Let's look at a rewrite of the JSON parser combinator from the Scala standard library or the Programming in Scala book. Instead of using Map[String, Any] to represent JSON objects, and instead of using Any to represent arbitrary JSON values, it uses an abstract data type, JsValue, to represnt JSON values. JsValue has several subtypes, representing the possible kinds of JSON values: JsString, JsNumber, JsObject, JsArray, JsBoolean (JsTrue, JsFalse), and JsNull.

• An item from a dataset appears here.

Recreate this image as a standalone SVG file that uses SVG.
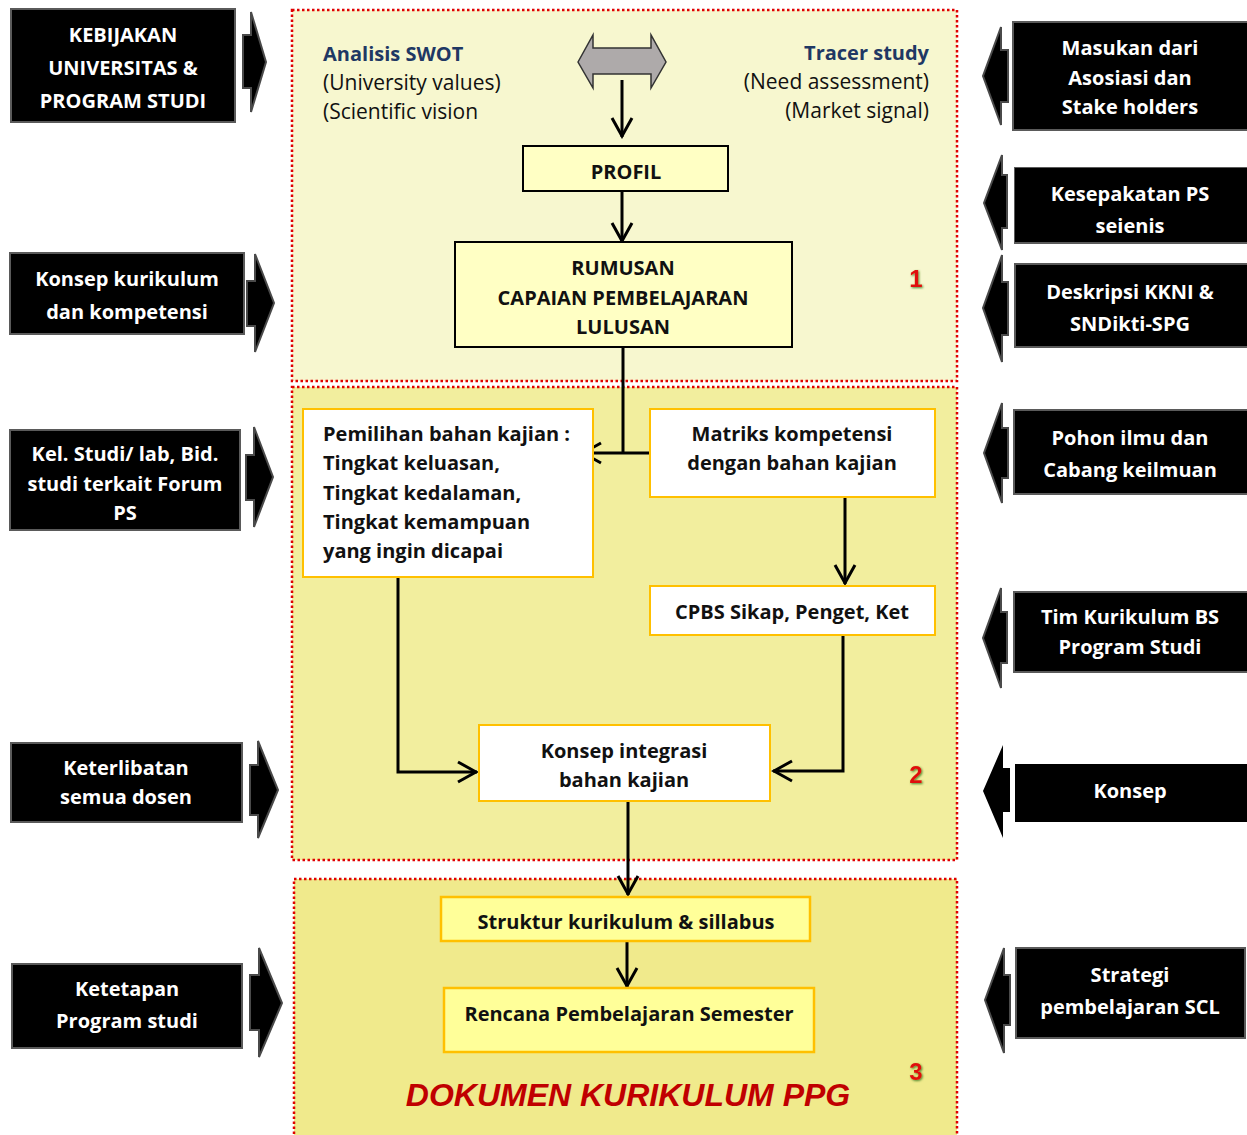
<svg xmlns="http://www.w3.org/2000/svg" width="1247" height="1135" viewBox="0 0 1247 1135">
  <defs>
    <style>
      .panel { stroke: #e00000; stroke-width: 2.5; stroke-dasharray: 2.5 2.5; }
      .blk { fill: #000; stroke: #5a5a5a; stroke-width: 2; }
      .blkarrow { fill: #000; stroke: #4a4a4a; stroke-width: 2; stroke-linejoin: miter; }
      .wt { font-family: "Open Sans", Lato, sans-serif; font-weight: bold; font-size: 20px; fill: #fff; text-anchor: middle; }
      .bt { font-family: "Open Sans", Lato, sans-serif; font-weight: bold; font-size: 20px; fill: #111; }
      .rt { font-family: "Open Sans", Lato, sans-serif; font-size: 21px; fill: #111; }
      .navy { font-family: "Open Sans", Lato, sans-serif; font-weight: bold; font-size: 20px; fill: #1f3864; }
      .mid { text-anchor: middle; }
      .box1 { fill: #ffffc4; stroke: #000; stroke-width: 2; }
      .boxw { fill: #fff; stroke: #ffc000; stroke-width: 2; }
      .boxy { fill: #ffff99; stroke: #ffc000; stroke-width: 2.5; }
      .wire { fill: none; stroke: #000; stroke-width: 3; }
      .num { font-family: "Liberation Sans", Arial, sans-serif; font-weight: bold; font-size: 24px; fill: #e01010; text-anchor: middle; filter: url(#glow); }
    </style>
    <marker id="chev" viewBox="0 0 24 24" markerWidth="24" markerHeight="24" refX="22" refY="12" orient="auto" markerUnits="userSpaceOnUse">
      <path d="M3,2 L21,12 L3,22" fill="none" stroke="#000" stroke-width="3"/>
    </marker>
    <filter id="glow" x="-50%" y="-50%" width="200%" height="200%">
      <feDropShadow dx="1" dy="1" stdDeviation="1.2" flood-color="#3a7a20" flood-opacity="0.9"/>
    </filter>
  </defs>

  <rect width="1247" height="1135" fill="#fff"/>

  <!-- stage panels -->
  <rect class="panel" x="292" y="10" width="665" height="371" fill="#f7f7cf"/>
  <rect class="panel" x="292" y="387" width="665" height="473" fill="#f2ee9e"/>
  <rect class="panel" x="294" y="879" width="663" height="262" fill="#f0ea8c"/>

  <text class="num" x="916" y="287">1</text>
  <text class="num" x="916" y="783">2</text>
  <text class="num" x="916" y="1080">3</text>

  <!-- input boxes, left side -->
  <g id="kebijakan">
    <rect class="blk" x="11" y="9" width="224" height="113"/>
    <text class="wt" x="123" y="42">KEBIJAKAN</text>
    <text class="wt" x="123" y="75">UNIVERSITAS &amp;</text>
    <text class="wt" x="123" y="108">PROGRAM STUDI</text>
    <polygon class="blkarrow" points="243,35 251,35 251,12 266,62 251,112 251,88 243,88"/>
  </g>
  <g id="konsep-kurikulum">
    <rect class="blk" x="10" y="253" width="234" height="81"/>
    <text class="wt" x="127" y="286">Konsep kurikulum</text>
    <text class="wt" x="127" y="319">dan kompetensi</text>
    <polygon class="blkarrow" points="247,281 255,281 255,254 274,303 255,352 255,326 247,326"/>
  </g>
  <g id="kel-studi">
    <rect class="blk" x="10" y="430" width="230" height="100"/>
    <text class="wt" x="125" y="461">Kel. Studi/ lab, Bid.</text>
    <text class="wt" x="125" y="491">studi terkait Forum</text>
    <text class="wt" x="125" y="520">PS</text>
    <polygon class="blkarrow" points="246,455 254,455 254,427 273,477 254,527 254,500 246,500"/>
  </g>
  <g id="keterlibatan">
    <rect class="blk" x="11" y="743" width="231" height="79"/>
    <text class="wt" x="126" y="775">Keterlibatan</text>
    <text class="wt" x="126" y="804">semua dosen</text>
    <polygon class="blkarrow" points="250,765 258,765 258,741 278,790 258,838 258,815 250,815"/>
  </g>
  <g id="ketetapan">
    <rect class="blk" x="12" y="964" width="230" height="84"/>
    <text class="wt" x="127" y="996">Ketetapan</text>
    <text class="wt" x="127" y="1028">Program studi</text>
    <polygon class="blkarrow" points="250,975 259,975 259,948 282,1003 259,1057 259,1030 250,1030"/>
  </g>

  <!-- input boxes, right side -->
  <g id="masukan">
    <rect class="blk" x="1013" y="22" width="236" height="108"/>
    <text class="wt" x="1130" y="55">Masukan dari</text>
    <text class="wt" x="1130" y="85">Asosiasi dan</text>
    <text class="wt" x="1130" y="114">Stake holders</text>
    <polygon class="blkarrow" points="1008,50 1001,50 1001,27 983,76 1001,125 1001,102 1008,102"/>
  </g>
  <g id="kesepakatan">
    <svg x="1014" y="167" width="240" height="77" overflow="hidden">
      <rect class="blk" x="0" y="0" width="240" height="76"/>
      <text class="wt" x="116" y="34">Kesepakatan PS</text>
      <text class="wt" x="116" y="66">seienis</text>
    </svg>
    <polygon class="blkarrow" points="1007,175 1002,175 1002,155 984,203 1002,250 1002,228 1007,228"/>
  </g>
  <g id="deskripsi">
    <rect class="blk" x="1015" y="264" width="234" height="83"/>
    <text class="wt" x="1130" y="299">Deskripsi KKNI &amp;</text>
    <text class="wt" x="1130" y="331">SNDikti-SPG</text>
    <polygon class="blkarrow" points="1008,282 1002,282 1002,255 983,308 1002,362 1002,335 1008,335"/>
  </g>
  <g id="pohon-ilmu">
    <rect class="blk" x="1014" y="410" width="235" height="84"/>
    <text class="wt" x="1130" y="445">Pohon ilmu dan</text>
    <text class="wt" x="1130" y="477">Cabang keilmuan</text>
    <polygon class="blkarrow" points="1008,428 1002,428 1002,403 984,453 1002,503 1002,478 1008,478"/>
  </g>
  <g id="tim-kurikulum">
    <rect class="blk" x="1014" y="592" width="235" height="80"/>
    <text class="wt" x="1130" y="624">Tim Kurikulum BS</text>
    <text class="wt" x="1130" y="654">Program Studi</text>
    <polygon class="blkarrow" points="1007,612 1001,612 1001,588 983,638 1001,688 1001,663 1007,663"/>
  </g>
  <g id="konsep">
    <rect x="1015" y="764" width="234" height="58" fill="#000"/>
    <text class="wt" x="1130" y="798">Konsep</text>
    <polygon points="1010,768 1003,768 1003,745 983,791 1003,838 1003,812 1010,812" fill="#000"/>
  </g>
  <g id="strategi">
    <rect class="blk" x="1016" y="948" width="229" height="90"/>
    <text class="wt" x="1130" y="982">Strategi</text>
    <text class="wt" x="1130" y="1014">pembelajaran SCL</text>
    <polygon class="blkarrow" points="1010,975 1004,975 1004,948 985,1000 1004,1053 1004,1025 1010,1025"/>
  </g>

  <!-- connectors -->
  <g id="connectors">
    <path class="wire" d="M622,80 V137" marker-end="url(#chev)"/>
    <path class="wire" d="M622,191 V242" marker-end="url(#chev)"/>
    <path class="wire" d="M623,347 V453"/>
    <path class="wire" d="M650,453 H582" marker-end="url(#chev)"/>
    <path class="wire" d="M845,497 V584" marker-end="url(#chev)"/>
    <path class="wire" d="M843,635 V771 H773" marker-end="url(#chev)"/>
    <path class="wire" d="M398,577 V772 H477" marker-end="url(#chev)"/>
    <path class="wire" d="M628,801 V895" marker-end="url(#chev)"/>
    <path class="wire" d="M627,941 V987" marker-end="url(#chev)"/>
  </g>

  <!-- stage 1 -->
  <g id="swot">
    <text class="navy" x="323" y="61">Analisis SWOT</text>
    <text class="rt" x="323" y="90">(University values)</text>
    <text class="rt" x="323" y="119">(Scientific vision</text>
  </g>
  <g id="tracer">
    <text class="navy" x="929" y="60" text-anchor="end">Tracer study</text>
    <text class="rt" x="929" y="89" text-anchor="end">(Need assessment)</text>
    <text class="rt" x="929" y="118" text-anchor="end">(Market signal)</text>
  </g>
  <g id="double-arrow">
    <polygon points="578,62 593,35 593,48 651,48 651,35 666,62 651,88 651,74 593,74 593,88" fill="#aeaaaa" stroke="#333" stroke-width="1.5"/>
  </g>
  <g id="profil">
    <rect class="box1" x="523" y="146" width="205" height="45"/>
    <text class="bt mid" x="626" y="179">PROFIL</text>
  </g>
  <g id="rumusan">
    <rect class="box1" x="455" y="242" width="337" height="105"/>
    <text class="bt mid" x="623" y="275">RUMUSAN</text>
    <text class="bt mid" x="623" y="305">CAPAIAN PEMBELAJARAN</text>
    <text class="bt mid" x="623" y="334">LULUSAN</text>
  </g>

  <!-- stage 2 -->
  <g id="pemilihan">
    <rect class="boxw" x="303" y="409" width="290" height="168"/>
    <text class="bt" x="323" y="441">Pemilihan bahan kajian :</text>
    <text class="bt" x="323" y="470">Tingkat keluasan,</text>
    <text class="bt" x="323" y="500">Tingkat kedalaman,</text>
    <text class="bt" x="323" y="529">Tingkat kemampuan</text>
    <text class="bt" x="323" y="558">yang ingin dicapai</text>
  </g>
  <g id="matriks">
    <rect class="boxw" x="650" y="409" width="285" height="88"/>
    <text class="bt mid" x="792" y="441">Matriks kompetensi</text>
    <text class="bt mid" x="792" y="470">dengan bahan kajian</text>
  </g>
  <g id="cpbs">
    <rect class="boxw" x="650" y="586" width="285" height="49"/>
    <text class="bt mid" x="792" y="619">CPBS Sikap, Penget, Ket</text>
  </g>
  <g id="integrasi">
    <rect class="boxw" x="479" y="725" width="291" height="76"/>
    <text class="bt mid" x="624" y="758">Konsep integrasi</text>
    <text class="bt mid" x="624" y="787">bahan kajian</text>
  </g>

  <!-- stage 3 -->
  <g id="struktur">
    <rect class="boxy" x="441" y="897" width="369" height="44"/>
    <text class="bt mid" x="626" y="929">Struktur kurikulum &amp; sillabus</text>
  </g>
  <g id="rps">
    <rect class="boxy" x="444" y="988" width="370" height="64"/>
    <text class="bt mid" x="629" y="1021">Rencana Pembelajaran Semester</text>
  </g>
  <text x="628" y="1106" font-family="'Liberation Sans', Arial, sans-serif" font-weight="bold" font-style="italic" font-size="32" fill="#c00000" text-anchor="middle">DOKUMEN KURIKULUM PPG</text>
</svg>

Manipulating JSON data of this form involves pattern matching. Since the JsValue is sealed, the compiler will warn you if you haven't dealt with all the cases. For example, the code for toJson, a method that takes a JsValue and returns a String representation of that values, looks like this:
def toJson(x: JsValue): String = x match {
case JsNull => "null"
case JsBoolean(b) => b.toString
case JsString(s) => "\"" + s + "\""
case JsNumber(n) => n.toString
case JsArray(xs) => xs.map(toJson).mkString("[",", ","]")
case JsObject(m) => m.map{case (key, value) => toJson(key) + " : " + toJson(value)}.mkString("{",", ","}")
}
Pattern matching both lets us make sure we're dealing with every case, and also "unwraps" the underlying value from its JsType. It provides a type-safe way of knowing that we've handled every case.
Furthermore, if you know at compile-time the structure of the JSON data you're dealing with, you can do something really cool like n8han's extractors. Very powerful stuff, check it out.
Well, there are a couple ways to approach this. I would probably just use Map[String, Any], which should work just fine for your purposes (as long as the map is from collection.immutable rather than collection.mutable). However, if you really want to go through some pain, it is possible to give a type for this:
sealed trait InnerData[+A] {
val value: A
}
case class InnerString(value: String) extends InnerData[String]
case class InnerMap[A, +B](value: Map[A, B]) extends InnerData[Map[A, B]]
case class InnerBoolean(value: Boolean) extends InnerData[Boolean]
Now, assuming that you were reading the JSON data field into a Scala field named jsData, you would give that field the following type:
val jsData: Map[String, Either[Int, InnerData[_]]
Every time you pull a field out of jsData, you would need to pattern match, checking whether the value was of type Left[Int] or Right[InnerData[_]] (the two sub-types of Either[Int, InnerData[_]]). Once you have the inner data, you would then pattern match on that to determine whether it represents an InnerString, InnerMap or InnerBoolean.
Technically, you have to do this sort of pattern matching anyway in order to use the data once you pull it out of JSON. The advantage to the well-typed approach is the compiler will check you to ensure that you haven't missed any possibilities. The disadvantage is that you can't just skip impossibilities (like 'eggs' mapping to an Int). Also, there is some overhead imposed by all of these wrapper objects, so watch out for that.
Note that Scala does allow you to define a type alias which should cut down on the amount of LoC required for this:
type DataType[A] = Map[String, Either[Int, InnerData[A]]]
val jsData: DataType[_]
Add a few implicit conversions to make the API pretty, and you should be all nice and dandy.
JSON is used as an example in "Programming in Scala", in the chapter on combinator parsing.